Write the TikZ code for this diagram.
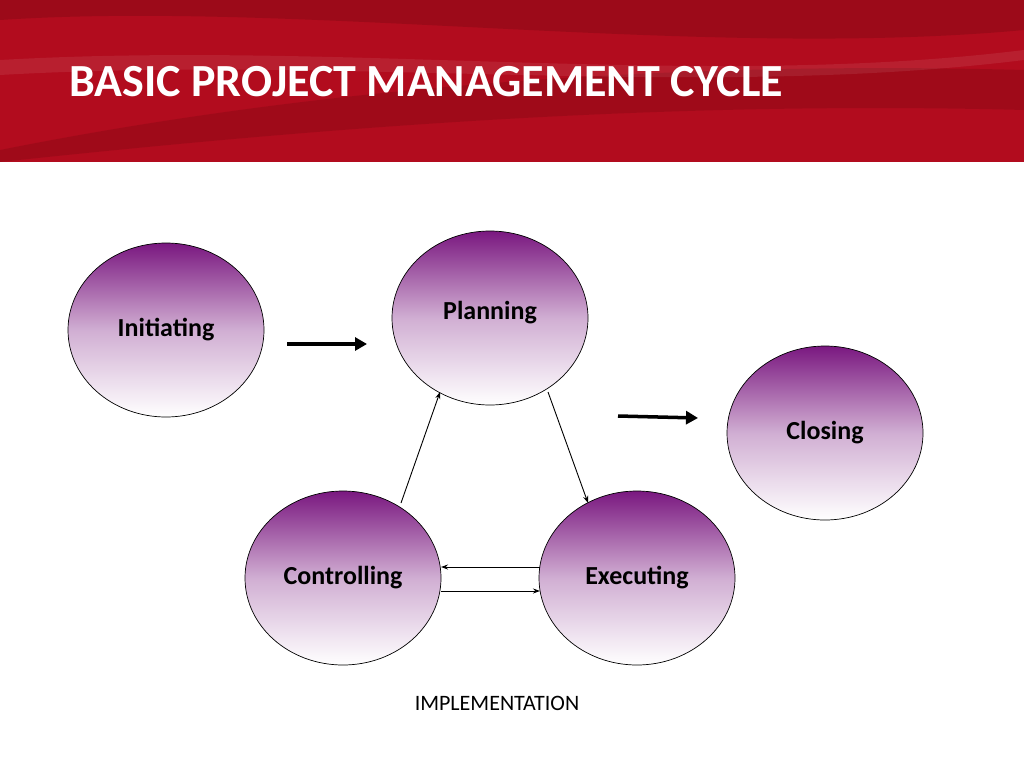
\documentclass[tikz,border=0pt]{standalone}
\usepackage{fontspec}
\setmainfont{Carlito}
\usetikzlibrary{shapes.geometric,arrows.meta}
\definecolor{hred}{HTML}{B20C1E}
\definecolor{dred}{HTML}{8E0A16}
\definecolor{purp}{HTML}{7A1880}
\begin{document}
\begin{tikzpicture}[x=1pt,y=-1pt,
  circ/.style={ellipse,draw=black,line width=0.7pt,minimum width=196pt,minimum height=174pt,top color=purp,bottom color=white,middle color=purp!35!white,font=\bfseries\fontsize{26}{30}\selectfont},
  thick arr/.style={line width=3.5pt,-{Triangle[length=12pt,width=13pt]}},
  thin arr/.style={line width=0.9pt,-{Stealth[length=7pt,width=5pt]}}]
\useasboundingbox (0,0) rectangle (1024,768);
\fill[white] (0,0) rectangle (1024,768);
\fill[hred] (0,0) rectangle (1024,162);
\fill[dred,opacity=0.6] (0,20) .. controls (300,0) and (700,60) .. (1024,30) -- (1024,0) -- (0,0) -- cycle;
\fill[dred,opacity=0.5] (0,150) .. controls (300,90) and (650,60) .. (1024,70) -- (1024,110) .. controls (650,100) and (300,130) .. (0,162) -- cycle;
\fill[white,opacity=0.08] (0,60) .. controls (350,40) and (700,90) .. (1024,50) -- (1024,60) .. controls (700,100) and (350,55) .. (0,75) -- cycle;
\node[anchor=west,text=white,font=\bfseries\fontsize{46}{52}\selectfont] (title) at (66,82) {BASIC PROJECT MANAGEMENT CYCLE};
\node[circ] (ini) at (166,330) {Initiating};
\node[circ] (pla) at (490,318) {\raisebox{16pt}{Planning}};
\node[circ] (clo) at (825,433) {Closing};
\node[circ] (con) at (343,578) {Controlling};
\node[circ] (exe) at (637,578) {Executing};
\coordinate (a1) at (287,344); \coordinate (a2) at (367,344);
\coordinate (b1) at (618,416); \coordinate (b2) at (698,418);
\coordinate (c1) at (401,503); \coordinate (c2) at (440,392);
\coordinate (d1) at (548,392); \coordinate (d2) at (588,503);
\coordinate (e1) at (540,567); \coordinate (e2) at (441,567);
\coordinate (f1) at (441,591); \coordinate (f2) at (540,591);
\draw[thick arr] (a1) -- (a2);
\draw[thick arr] (b1) -- (b2);
\draw[thin arr] (c1) -- (c2);
\draw[thin arr] (d1) -- (d2);
\draw[thin arr] (e1) -- (e2);
\draw[thin arr] (f1) -- (f2);
\node[font=\fontsize{22}{26}\selectfont] (impl) at (497,703) {IMPLEMENTATION};
\end{tikzpicture}
\end{document}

> REQUIRED WORK
Reproduce each line word for word and drop the pictures.

> THE SOLUTION
Write the TikZ code for this diagram.
\documentclass[tikz,border=0pt]{standalone}
\usepackage{fontspec}
\setmainfont{Carlito}
\usetikzlibrary{shapes.geometric,arrows.meta}
\definecolor{hred}{HTML}{B20C1E}
\definecolor{dred}{HTML}{8E0A16}
\definecolor{purp}{HTML}{7A1880}
\begin{document}
\begin{tikzpicture}[x=1pt,y=-1pt,
  circ/.style={ellipse,draw=black,line width=0.7pt,minimum width=196pt,minimum height=174pt,top color=purp,bottom color=white,middle color=purp!35!white,font=\bfseries\fontsize{26}{30}\selectfont},
  thick arr/.style={line width=3.5pt,-{Triangle[length=12pt,width=13pt]}},
  thin arr/.style={line width=0.9pt,-{Stealth[length=7pt,width=5pt]}}]
\useasboundingbox (0,0) rectangle (1024,768);
\fill[white] (0,0) rectangle (1024,768);
\fill[hred] (0,0) rectangle (1024,162);
\fill[dred,opacity=0.6] (0,20) .. controls (300,0) and (700,60) .. (1024,30) -- (1024,0) -- (0,0) -- cycle;
\fill[dred,opacity=0.5] (0,150) .. controls (300,90) and (650,60) .. (1024,70) -- (1024,110) .. controls (650,100) and (300,130) .. (0,162) -- cycle;
\fill[white,opacity=0.08] (0,60) .. controls (350,40) and (700,90) .. (1024,50) -- (1024,60) .. controls (700,100) and (350,55) .. (0,75) -- cycle;
\node[anchor=west,text=white,font=\bfseries\fontsize{46}{52}\selectfont] (title) at (66,82) {BASIC PROJECT MANAGEMENT CYCLE};
\node[circ] (ini) at (166,330) {Initiating};
\node[circ] (pla) at (490,318) {\raisebox{16pt}{Planning}};
\node[circ] (clo) at (825,433) {Closing};
\node[circ] (con) at (343,578) {Controlling};
\node[circ] (exe) at (637,578) {Executing};
\coordinate (a1) at (287,344); \coordinate (a2) at (367,344);
\coordinate (b1) at (618,416); \coordinate (b2) at (698,418);
\coordinate (c1) at (401,503); \coordinate (c2) at (440,392);
\coordinate (d1) at (548,392); \coordinate (d2) at (588,503);
\coordinate (e1) at (540,567); \coordinate (e2) at (441,567);
\coordinate (f1) at (441,591); \coordinate (f2) at (540,591);
\draw[thick arr] (a1) -- (a2);
\draw[thick arr] (b1) -- (b2);
\draw[thin arr] (c1) -- (c2);
\draw[thin arr] (d1) -- (d2);
\draw[thin arr] (e1) -- (e2);
\draw[thin arr] (f1) -- (f2);
\node[font=\fontsize{22}{26}\selectfont] (impl) at (497,703) {IMPLEMENTATION};
\end{tikzpicture}
\end{document}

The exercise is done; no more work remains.